Find each line that has the string "matplotlib" and give the total, with nothing else.

■ ■ ■

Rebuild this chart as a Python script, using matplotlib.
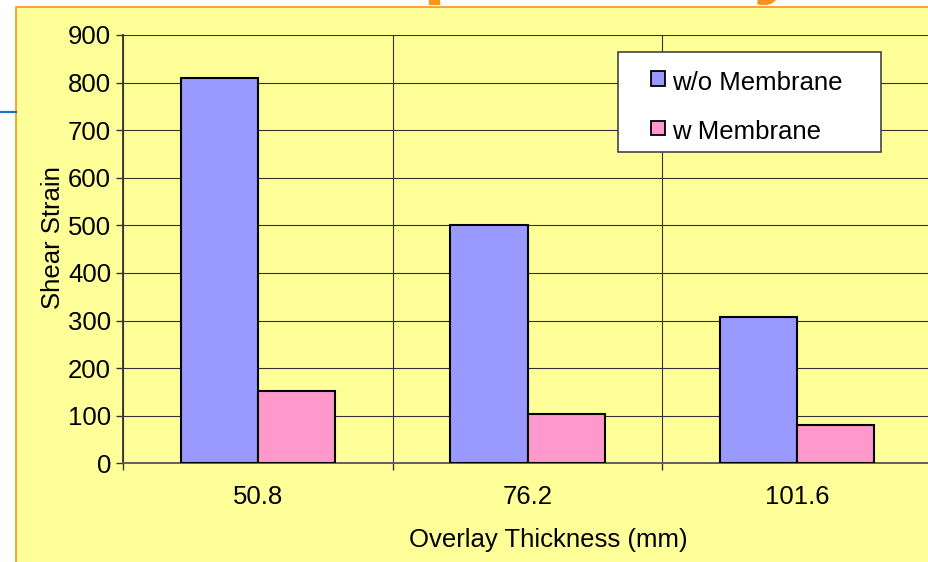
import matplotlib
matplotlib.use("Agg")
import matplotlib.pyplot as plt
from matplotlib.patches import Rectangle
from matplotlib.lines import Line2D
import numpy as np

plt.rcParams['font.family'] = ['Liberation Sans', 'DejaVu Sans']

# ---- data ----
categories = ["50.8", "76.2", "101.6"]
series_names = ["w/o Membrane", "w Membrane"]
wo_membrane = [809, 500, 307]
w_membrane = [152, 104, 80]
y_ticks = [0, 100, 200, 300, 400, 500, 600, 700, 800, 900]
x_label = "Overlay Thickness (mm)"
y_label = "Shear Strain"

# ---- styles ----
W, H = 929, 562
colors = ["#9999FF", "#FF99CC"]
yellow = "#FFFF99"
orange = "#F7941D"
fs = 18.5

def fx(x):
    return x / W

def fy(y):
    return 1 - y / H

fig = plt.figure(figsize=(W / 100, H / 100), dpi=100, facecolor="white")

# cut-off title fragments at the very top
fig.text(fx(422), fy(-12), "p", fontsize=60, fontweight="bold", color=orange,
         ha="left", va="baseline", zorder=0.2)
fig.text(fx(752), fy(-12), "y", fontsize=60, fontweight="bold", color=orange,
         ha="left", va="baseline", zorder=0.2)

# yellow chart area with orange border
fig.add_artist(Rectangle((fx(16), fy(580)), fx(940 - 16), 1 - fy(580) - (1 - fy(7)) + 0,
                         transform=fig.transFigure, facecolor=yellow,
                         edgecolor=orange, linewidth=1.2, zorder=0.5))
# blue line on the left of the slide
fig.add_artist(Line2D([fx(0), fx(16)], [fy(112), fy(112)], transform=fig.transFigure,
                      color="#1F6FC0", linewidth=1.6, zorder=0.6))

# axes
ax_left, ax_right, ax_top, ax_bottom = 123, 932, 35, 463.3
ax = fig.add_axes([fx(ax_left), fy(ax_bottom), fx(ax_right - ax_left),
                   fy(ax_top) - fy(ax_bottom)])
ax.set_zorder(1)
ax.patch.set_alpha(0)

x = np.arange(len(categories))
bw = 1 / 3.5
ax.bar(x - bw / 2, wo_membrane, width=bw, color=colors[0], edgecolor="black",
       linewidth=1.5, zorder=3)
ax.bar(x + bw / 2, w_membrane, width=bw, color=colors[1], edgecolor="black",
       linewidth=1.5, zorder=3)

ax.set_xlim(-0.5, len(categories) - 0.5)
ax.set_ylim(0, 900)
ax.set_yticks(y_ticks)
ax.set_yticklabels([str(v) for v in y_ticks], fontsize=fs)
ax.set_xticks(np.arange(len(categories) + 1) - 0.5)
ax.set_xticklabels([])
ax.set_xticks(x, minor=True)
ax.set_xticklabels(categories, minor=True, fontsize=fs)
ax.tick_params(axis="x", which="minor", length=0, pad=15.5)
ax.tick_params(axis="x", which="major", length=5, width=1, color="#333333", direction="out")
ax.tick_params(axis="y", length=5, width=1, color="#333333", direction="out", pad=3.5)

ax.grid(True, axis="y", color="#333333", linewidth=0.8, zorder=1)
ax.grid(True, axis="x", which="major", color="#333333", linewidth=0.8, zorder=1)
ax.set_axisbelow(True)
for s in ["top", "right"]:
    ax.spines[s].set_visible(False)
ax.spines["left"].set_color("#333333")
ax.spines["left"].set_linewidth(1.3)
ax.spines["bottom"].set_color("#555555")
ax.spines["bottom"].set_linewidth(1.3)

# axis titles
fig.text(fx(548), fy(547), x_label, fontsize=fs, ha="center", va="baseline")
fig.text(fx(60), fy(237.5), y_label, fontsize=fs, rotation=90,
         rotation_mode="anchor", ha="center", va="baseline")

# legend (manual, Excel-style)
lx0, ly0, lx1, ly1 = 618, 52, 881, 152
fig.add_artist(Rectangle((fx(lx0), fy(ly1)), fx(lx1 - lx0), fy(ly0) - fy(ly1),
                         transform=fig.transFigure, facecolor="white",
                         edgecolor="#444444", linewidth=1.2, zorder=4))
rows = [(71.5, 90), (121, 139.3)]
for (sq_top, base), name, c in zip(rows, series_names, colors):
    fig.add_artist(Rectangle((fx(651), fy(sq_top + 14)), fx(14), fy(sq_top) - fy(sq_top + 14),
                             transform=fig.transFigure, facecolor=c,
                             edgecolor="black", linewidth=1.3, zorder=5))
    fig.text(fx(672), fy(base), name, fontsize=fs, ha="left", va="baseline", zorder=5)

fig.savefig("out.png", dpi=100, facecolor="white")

■ ■ ■

* _EXERCISE SOLUTION_: 6